For years I have been teaching, among other things, that what one focuses upon grows, multiplies. In my Tao of Journaling classes, we dissect this claim, break it down to its component parts, so it can be fully appreciated as inevitable.

Last fall I spent four days in Cassis, and part of that time hiking les Calanques. Tucked into cove after cove of this deeply undulated coast of limestone are marinas, moorings for yacht after yacht after yacht. They sat there untouched, most of them: tranquil and comely adornments to the teal-colored waters. My overriding thought upon seeing them I immediately spoke aloud: "I don't see any financial crisis here!" I asked my partner, "Do you see any financial crisis here?"-- rhetorically, of course.

I understand that in the eyes of many, the world is falling apart at the seams, at least as far as economics is concerned. Lehman Brothers, AIG, banks closing, corporations folding, layoffs as far as the eye can see. Prices are up, stocks are down. We are experiencing downturns worldwide the likes of which we haven't known in decades, if ever. Yet I still don't see any financial crisis here.

Something is afoot for sure. These plunges in value, these closings and parings down are real, a known fact. But what is happening really? Is this a problem or a perfection? Is this a catastrophe or a correction? The latter, of course. Imbalances are being leveled out, is all, and through it all, there is still plenty of money. Or, to be more precise, there is plenty. There has always been plenty, and there will always be plenty.

"Mine" and "yours" is at bottom an illusion, a false distinction. Imagine the bay telling the open ocean, "Mine, mine, mine: this is my water, and you can't have any!" It's a ridiculous thought. Yet how many of us live this way?

I see evidence of rearrangement everywhere, but I cannot find true scarcity anywhere. And I suppose that's where "becoming Love" comes in.

Whatever it is I claim to lack is but something I have alienated from myself. More and more these days, I find I am living the fact of my inalienability from Love, that which I am. More and more, I live Love as my substance, as a given. Rather than reaching for Love as an ideal or a place or ultimate state to attain, holding it out and apart, I relax into.... No. I don't even have to relax into it, any more than I have to relax into being a brunette. My hair is brown, and that's that. I don't have to think about it. I am Polish-American: I don't have to think about it. And as for Love, I am that: I don't have to think about it. I am prospered, full of life and healthy--wealthy in all ways--because I AM abundance itself.
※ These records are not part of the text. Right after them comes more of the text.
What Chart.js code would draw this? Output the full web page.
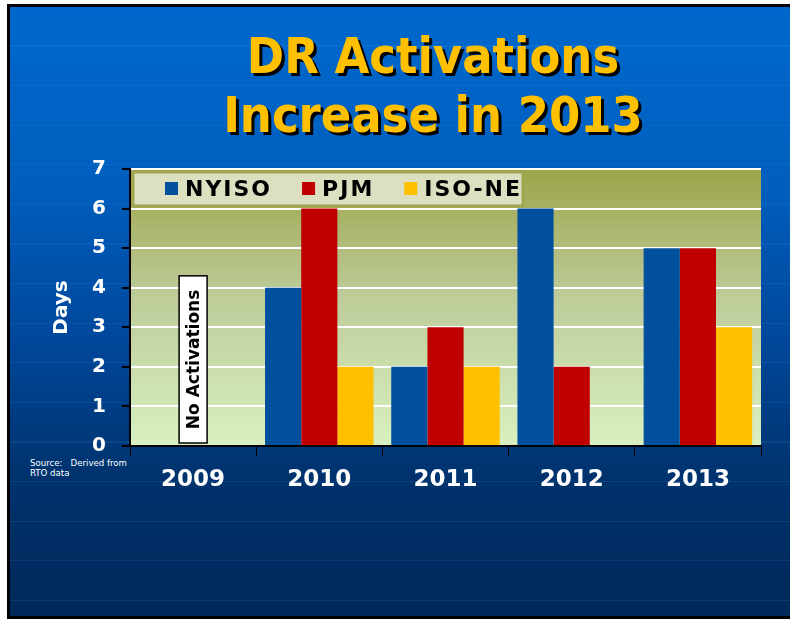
<!DOCTYPE html>
<html>
<head>
<meta charset="utf-8">
<script src="https://cdn.jsdelivr.net/npm/chart.js@4.4.1/dist/chart.umd.min.js"></script>
<style>
  html, body { margin: 0; padding: 0; background: #fff; overflow: hidden; width: 790px; height: 619px; }
  #slide {
    position: absolute; left: 7px; top: 4px; width: 790px; height: 609px;
    border-left: 3px solid #000; border-top: 3px solid #000; border-bottom: 3px solid #000;
    background:
      repeating-linear-gradient(180deg, rgba(0,0,0,0) 0px, rgba(0,0,0,0) 38.5px, rgba(70,150,255,0.14) 38.5px, rgba(70,150,255,0.14) 39.6px),
      linear-gradient(180deg, #0068cc 0%, #005fbf 28%, #00479a 55%, #00326c 78%, #00285a 100%);
  }
  #title {
    position: absolute; left: 0; top: 27px; width: 866px; text-align: center;
    font-family: "DejaVu Sans Condensed", "DejaVu Sans", sans-serif; font-stretch: condensed;
    font-weight: bold; font-size: 50px; line-height: 59px; color: #ffc000;
    text-shadow: 3px 3px 0 #000;
  }
  #source {
    position: absolute; left: 30px; top: 458px;
    font-family: "DejaVu Sans", Verdana, sans-serif; font-size: 8.6px; line-height: 10px; color: #fff;
  }
  #chart { position: absolute; left: 0; top: 0; }
</style>
</head>
<body>
<div id="slide"></div>
<div id="title">DR Activations<br>Increase in 2013</div>
<div id="source">Source:&nbsp;&nbsp; Derived from<br>RTO data</div>
<canvas id="chart" width="790" height="619"></canvas>
<script>
// chart values
var years = ['2009', '2010', '2011', '2012', '2013'];
var nyiso = [null, 4, 2, 6, 5];
var pjm = [null, 6, 3, 2, 5];
var isoNe = [null, 2, 2, 0, 3];
var seriesNames = ['NYISO', 'PJM', 'ISO-NE'];
var seriesColors = ['#00509e', '#c00000', '#ffc000'];
var yMax = 7;
var noActivationsText = 'No Activations';
var noActivationsYear = '2009';
var noActivationsTop = 4.3;

var plotBackground = {
    id: 'plotBackground',
    beforeDraw: function (chart) {
        var a = chart.chartArea, ctx = chart.ctx;
        var g = ctx.createLinearGradient(0, a.top, 0, a.bottom);
        g.addColorStop(0, '#9da449');
        g.addColorStop(0.45, '#bccb98');
        g.addColorStop(1, '#daf0c0');
        ctx.save();
        ctx.fillStyle = g;
        ctx.fillRect(a.left, a.top, a.right - a.left, a.bottom - a.top);
        ctx.restore();
    }
};

var overlays = {
    id: 'overlays',
    afterDatasetsDraw: function (chart) {
        var a = chart.chartArea, ctx = chart.ctx;
        var xs = chart.scales.x, ys = chart.scales.y;
        ctx.save();

        // "No Activations" box
        var cx = xs.getPixelForValue(years.indexOf(noActivationsYear));
        var top = ys.getPixelForValue(noActivationsTop);
        var bottom = ys.getPixelForValue(0) - 3;
        ctx.fillStyle = '#fff';
        ctx.strokeStyle = '#000';
        ctx.lineWidth = 1.5;
        ctx.fillRect(cx - 14, top, 28, bottom - top);
        ctx.strokeRect(cx - 14, top, 28, bottom - top);
        ctx.translate(cx, (top + bottom) / 2);
        ctx.rotate(-Math.PI / 2);
        ctx.fillStyle = '#000';
        ctx.font = 'bold 17px "DejaVu Sans", Verdana, sans-serif';
        ctx.textAlign = 'center';
        ctx.textBaseline = 'middle';
        ctx.fillText(noActivationsText, 0, 1);
        ctx.setTransform(1, 0, 0, 1, 0, 0);

        // legend box inside plot
        var lx = a.left + 3, ly = a.top + 3;
        ctx.fillStyle = '#dcdfc0';
        ctx.strokeStyle = '#a1a550';
        ctx.lineWidth = 3;
        ctx.fillRect(lx, ly, 390, 34);
        ctx.strokeRect(lx, ly, 390, 34);
        ctx.font = 'bold 22px "DejaVu Sans", Verdana, sans-serif';
        ctx.letterSpacing = '2px';
        ctx.textAlign = 'left';
        ctx.textBaseline = 'middle';
        var x = a.left + 35, y = ly + 17;
        chart.data.datasets.forEach(function (ds) {
            ctx.fillStyle = ds.backgroundColor;
            ctx.fillRect(x, y - 7, 13, 13);
            ctx.fillStyle = '#000';
            ctx.fillText(ds.label, x + 20, y + 1);
            x += 20 + ctx.measureText(ds.label).width + 30;
        });
        ctx.restore();
    }
};

var ctx = document.getElementById('chart');

var data = {
    labels: years,
    datasets: [
        { label: seriesNames[0], data: nyiso, backgroundColor: seriesColors[0] },
        { label: seriesNames[1], data: pjm, backgroundColor: seriesColors[1] },
        { label: seriesNames[2], data: isoNe, backgroundColor: seriesColors[2] }
    ]
};

var options = {
    responsive: false,
    animation: false,
    layout: { padding: { left: 46, top: 169, right: 29, bottom: 123 } },
    datasets: { bar: { categoryPercentage: 0.86, barPercentage: 1.0 } },
    plugins: { legend: { display: false }, tooltip: { enabled: false } },
    scales: {
        x: {
            afterFit: function (s) { s.height = 50; },
            grid: { drawOnChartArea: false, tickColor: '#000', tickLength: 10, offset: true },
            border: { color: '#000', width: 2 },
            ticks: {
                color: '#fff', padding: 10,
                font: { family: '"DejaVu Sans", Verdana, sans-serif', size: 23, weight: 'bold' }
            }
        },
        y: {
            min: 0, max: yMax,
            afterFit: function (s) { s.width = 84; },
            grid: { color: '#ffffff', lineWidth: 2, tickColor: '#000', tickLength: 8 },
            border: { color: '#000', width: 2 },
            ticks: {
                stepSize: 1, color: '#fff', padding: 16,
                font: { family: '"DejaVu Sans", Verdana, sans-serif', size: 20, weight: 'bold' }
            },
            title: {
                display: true, text: 'Days', color: '#fff',
                font: { family: '"DejaVu Sans", Verdana, sans-serif', size: 20, weight: 'bold' }
            }
        }
    }
};

new Chart(ctx, {
    type: 'bar',
    data: data,
    options: options,
    plugins: [plotBackground, overlays]
});
</script>
</body>
</html>
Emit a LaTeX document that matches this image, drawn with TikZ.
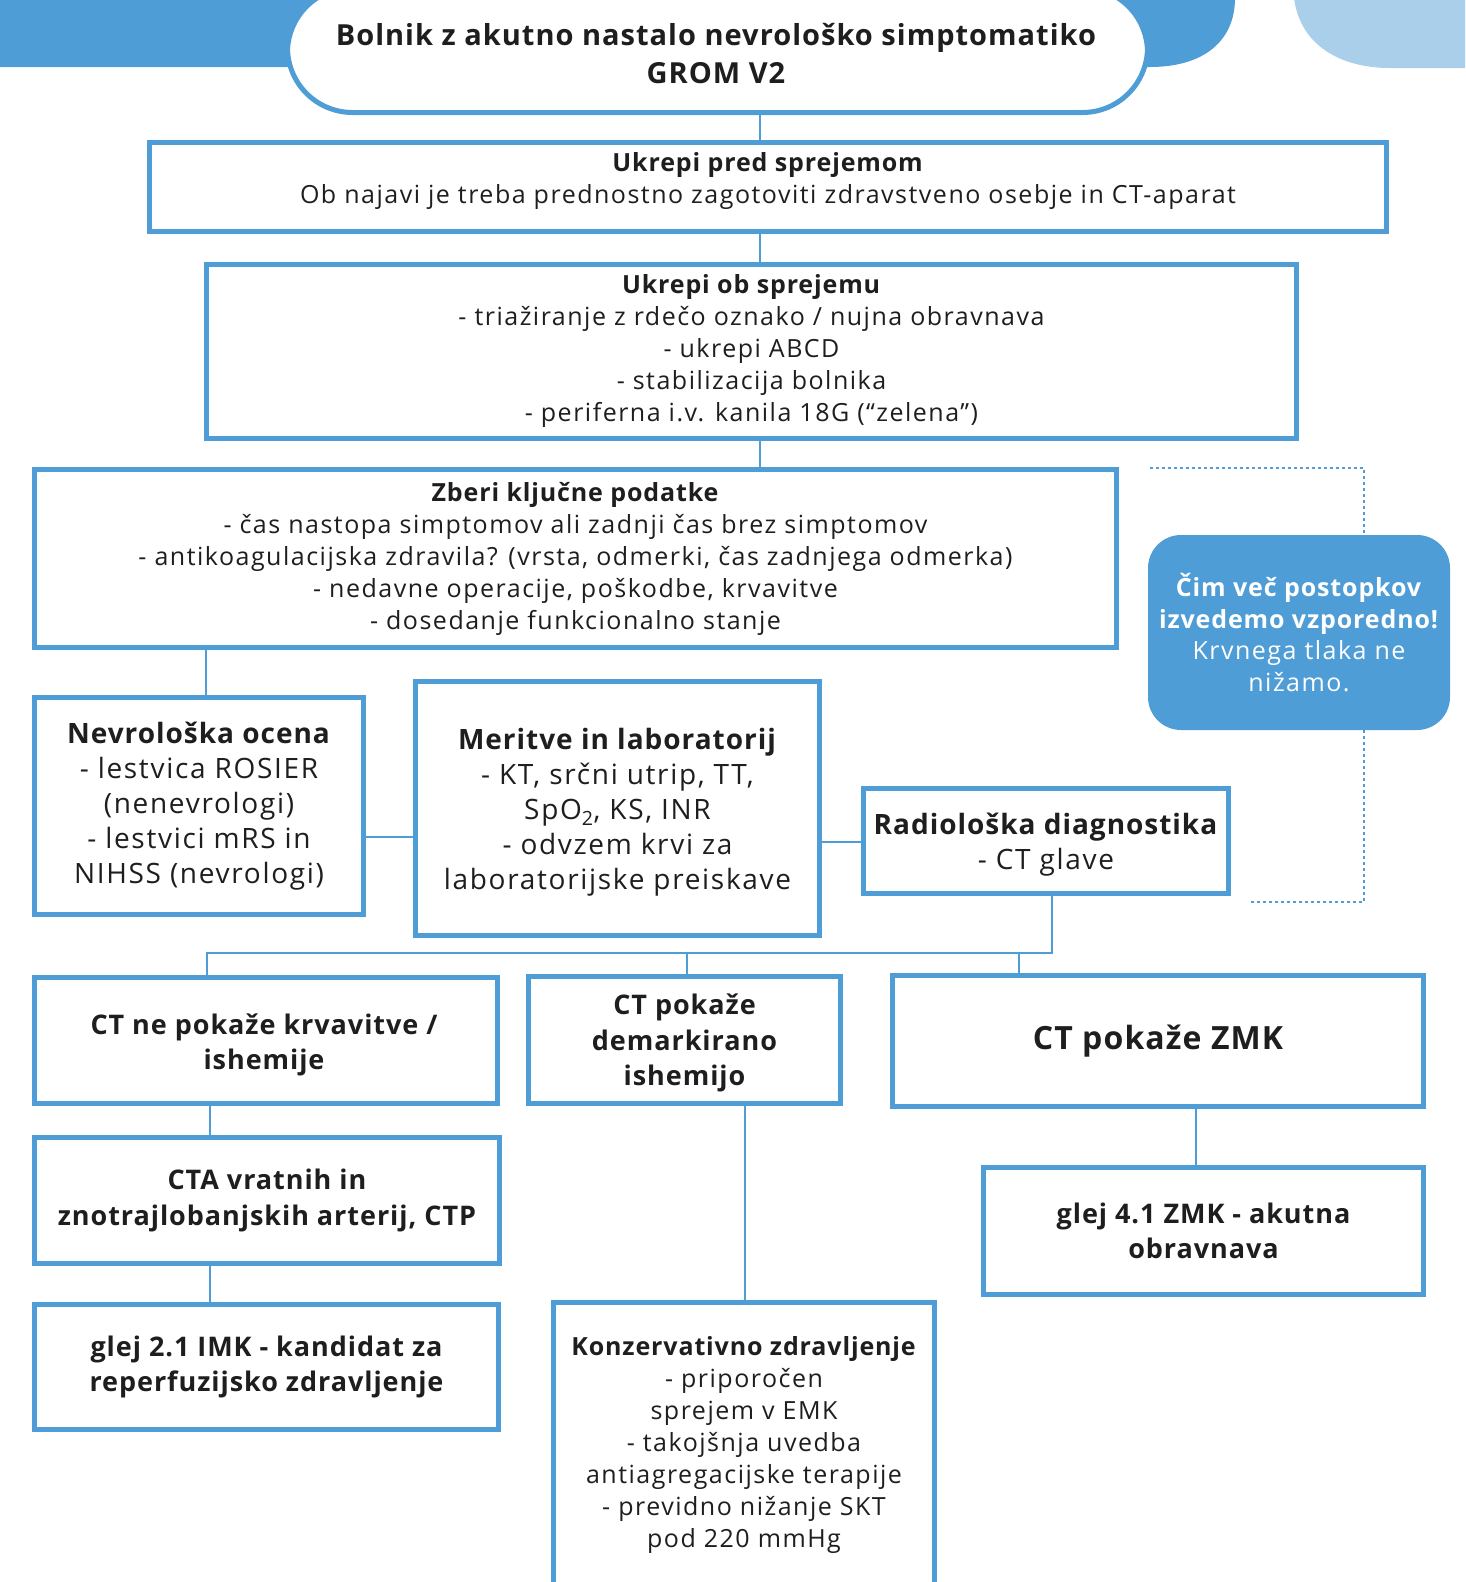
\documentclass[tikz,border=0pt]{standalone}
\usepackage{fontspec}
\setmainfont{Open Sans}[LetterSpace=6,BoldFeatures={LetterSpace=3.5}]
\definecolor{bl}{HTML}{4F9DD6}
\definecolor{lbl}{HTML}{A9CFEA}
\definecolor{txt}{HTML}{1E1E1E}
\begin{document}
\begin{tikzpicture}[x=1pt,y=-1pt,
  box/.style={draw=bl,line width=5pt,fill=white,inner sep=0pt,align=center,text=txt},
  btext/.style={inner sep=0pt,align=center,text=txt},
  fs/.style={font=\fontsize{25}{32}\selectfont},
  fm/.style={font=\fontsize{28}{35}\selectfont},
  fb/.style={font=\fontsize{27}{35.5}\selectfont\bfseries},
  conn/.style={draw=bl,line width=2.5pt},
  dotline/.style={draw=bl,line width=2.5pt,dash pattern=on 2.5pt off 3.5pt}]
\useasboundingbox (0,0) rectangle (1465,1582);
\begin{scope}
\clip (0,0) rectangle (1465,1582);
% background shapes
\fill[bl] (0,-2) -- (1235,-2) .. controls (1235,40) and (1205,67) .. (1150,67) -- (0,67) -- cycle;
\fill[lbl] (1294,-2) .. controls (1300,45) and (1340,68) .. (1390,68) -- (1467,68) -- (1467,-2) -- cycle;
% title pill
\node[draw=bl,line width=5pt,fill=white,rounded corners=65pt,minimum width=860pt,minimum height=125pt,inner sep=0pt] (pill) at (717.5,50) {};
\node[align=center,text=txt,font=\fontsize{29}{38}\selectfont\bfseries] (title) at (716,54) {Bolnik z akutno nastalo nevrološko simptomatiko\\GROM V2};
% boxes
\node[box,minimum width=1237pt,minimum height=89pt] (pred) at (768,187) {};
\node[btext,fs] (predt) at (768,181) {\textbf{Ukrepi pred sprejemom}\\Ob najavi je treba prednostno zagotoviti zdravstveno osebje in CT-aparat};
\node[box,fs,minimum width=1090pt,minimum height=174pt] (ob) at (751.5,351.5) {\textbf{Ukrepi ob sprejemu}\\- triažiranje z rdečo oznako / nujna obravnava\\- ukrepi ABCD\\- stabilizacija bolnika\\- periferna i.v. kanila 18G (“zelena”)};
\node[box,fs,minimum width=1082pt,minimum height=178pt] (zberi) at (575.5,558.5) {\textbf{Zberi ključne podatke}\\- čas nastopa simptomov ali zadnji čas brez simptomov\\- antikoagulacijska zdravila? (vrsta, odmerki, čas zadnjega odmerka)\\- nedavne operacije, poškodbe, krvavitve\\- dosedanje funkcionalno stanje};
\node[box,fm,minimum width=329pt,minimum height=217pt] (nev) at (199,806) {\textbf{Nevrološka ocena}\\- lestvica ROSIER\\(nenevrologi)\\- lestvici mRS in\\NIHSS (nevrologi)};
\node[box,minimum width=404pt,minimum height=254pt] (mer) at (617.5,808.5) {};
\node[btext,fm] (mert) at (617.5,812.5) {\textbf{Meritve in laboratorij}\\- KT, srčni utrip, TT,\\SpO\textsubscript{2}, KS, INR\\- odvzem krvi za\\laboratorijske preiskave};
\node[box,minimum width=365pt,minimum height=105pt] (rad) at (1046,841) {};
\node[btext,fm] (radt) at (1046,845) {\textbf{Radiološka diagnostika}\\- CT glave};
\node[fill=bl,rounded corners=33pt,minimum width=302pt,minimum height=195pt,inner sep=0pt,align=center,text=white,font=\fontsize{25}{31.5}\selectfont] (note) at (1299,632.5) {\textbf{Čim več postopkov}\\\textbf{izvedemo vzporedno!}\\Krvnega tlaka ne\\nižamo.};
\node[box,minimum width=463pt,minimum height=126pt] (ctne) at (266,1040.5) {};
\node[btext,fb] (ctnet) at (264,1045) {CT ne pokaže krvavitve /\\ishemije};
\node[box,minimum width=312pt,minimum height=127pt] (ctdem) at (684.5,1040) {};
\node[btext,fb] (ctdemt) at (684.5,1043) {CT pokaže\\demarkirano\\ishemijo};
\node[box,font=\fontsize{32}{40}\selectfont\bfseries,minimum width=531pt,minimum height=131pt] (ctzmk) at (1158,1041) {CT pokaže ZMK};
\node[box,fb,minimum width=465pt,minimum height=126pt] (cta) at (267,1200.5) {CTA vratnih in\\znotrajlobanjskih arterij, CTP};
\node[box,fb,minimum width=464pt,minimum height=125pt] (imk) at (266.5,1367) {glej 2.1 IMK - kandidat za\\reperfuzijsko zdravljenje};
\node[box,fs,minimum width=381pt,minimum height=285pt] (kon) at (744,1445) {\textbf{Konzervativno zdravljenje}\\- priporočen\\sprejem v EMK\\- takojšnja uvedba\\antiagregacijske terapije\\- previdno nižanje SKT\\pod 220 mmHg};
\node[box,fb,minimum width=440pt,minimum height=127pt] (zmk) at (1203.5,1231) {glej 4.1 ZMK - akutna\\obravnava};
% connectors
\draw[conn] (760,0 |- pill.south) -- (760,0 |- pred.north);
\draw[conn] (760,0 |- pred.south) -- (760,0 |- ob.north);
\draw[conn] (760,0 |- ob.south) -- (760,0 |- zberi.north);
\draw[conn] (206,0 |- zberi.south) -- (206,0 |- nev.north);
\draw[conn] (nev.east |- 0,837) -- (mer.west |- 0,837);
\draw[conn] (mer.east |- 0,842) -- (rad.west |- 0,842);
\coordinate (split) at (1052,953);
\coordinate (splitl) at (206,953);
\draw[conn] (1052,0 |- rad.south) -- (split) -- (splitl);
\draw[conn] (207,953) -- (207,0 |- ctne.north);
\draw[conn] (687,953) -- (687,0 |- ctdem.north);
\draw[conn] (1019,953) -- (1019,0 |- ctzmk.north);
\draw[conn] (210,0 |- ctne.south) -- (210,0 |- cta.north);
\draw[conn] (210,0 |- cta.south) -- (210,0 |- imk.north);
\draw[conn] (745,0 |- ctdem.south) -- (745,0 |- kon.north);
\draw[conn] (1196,0 |- ctzmk.south) -- (1196,0 |- zmk.north);
% dotted bracket
\coordinate (dtop) at (1150,468);
\coordinate (dbot) at (1251,902);
\draw[dotline] (dtop) -- (1364,468) -- (1364,0 |- note.north);
\draw[dotline] (1364,0 |- note.south) -- (1364,902) -- (dbot);
\end{scope}
\end{tikzpicture}
\end{document}
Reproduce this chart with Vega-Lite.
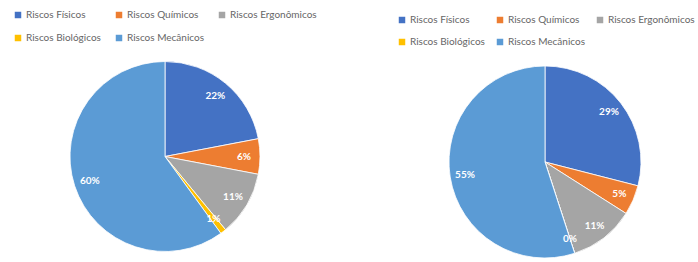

Never has it been more clear to me how completely our lives are the product of our consciousness. I find no evidence of lack in my life, surely because I don't believe in lack. Because lack makes no logical sense to me. I find none because I have stopped looking for it.

In another time, I would pray to angels or God or whoever would listen, and usually unsuccessfully, because I prayed the kind of prayer one makes when doubtful, when unconvinced that anyone is listening. I had it all wrong. I thought there was something to get. Something that I didn't have that someone or something else had. Inherent in my prayers was the assumption that I had no power over, no capacity to solve my situation. Now, I understand.

Prayer is not beseeching. It is not wishing, it is not entreating--at least not effective prayer. Effective prayer is distinguishing, informing the ever outpouring All, the ceaseless flow of Abundance Itself where to point Its spout. Effective prayer is providing a muffin cup for the mix. It's saying, "OK, batter, let's make a muffin!" while putting out a cup and knowing there is batter and that it will pour when we ask with confidence. We don't even have to say "please."

I do believe--wonder of wonders, miracle of miracles--that I have stopped doubting. I have amassed way too much proof of "flow" by now to legitimately maintain doubt. It has taken me seemingly forever to get this. Holding out my muffin cup while insisting "There's not enough batter! I'm sure there's not enough batter!" does not constitute a request to pour, so pour It does not. It has also taken awhile to get that when I say, "There's no financial crisis," and my neighbor laments his financial crisis in progress, we are both stating facts. We are both right.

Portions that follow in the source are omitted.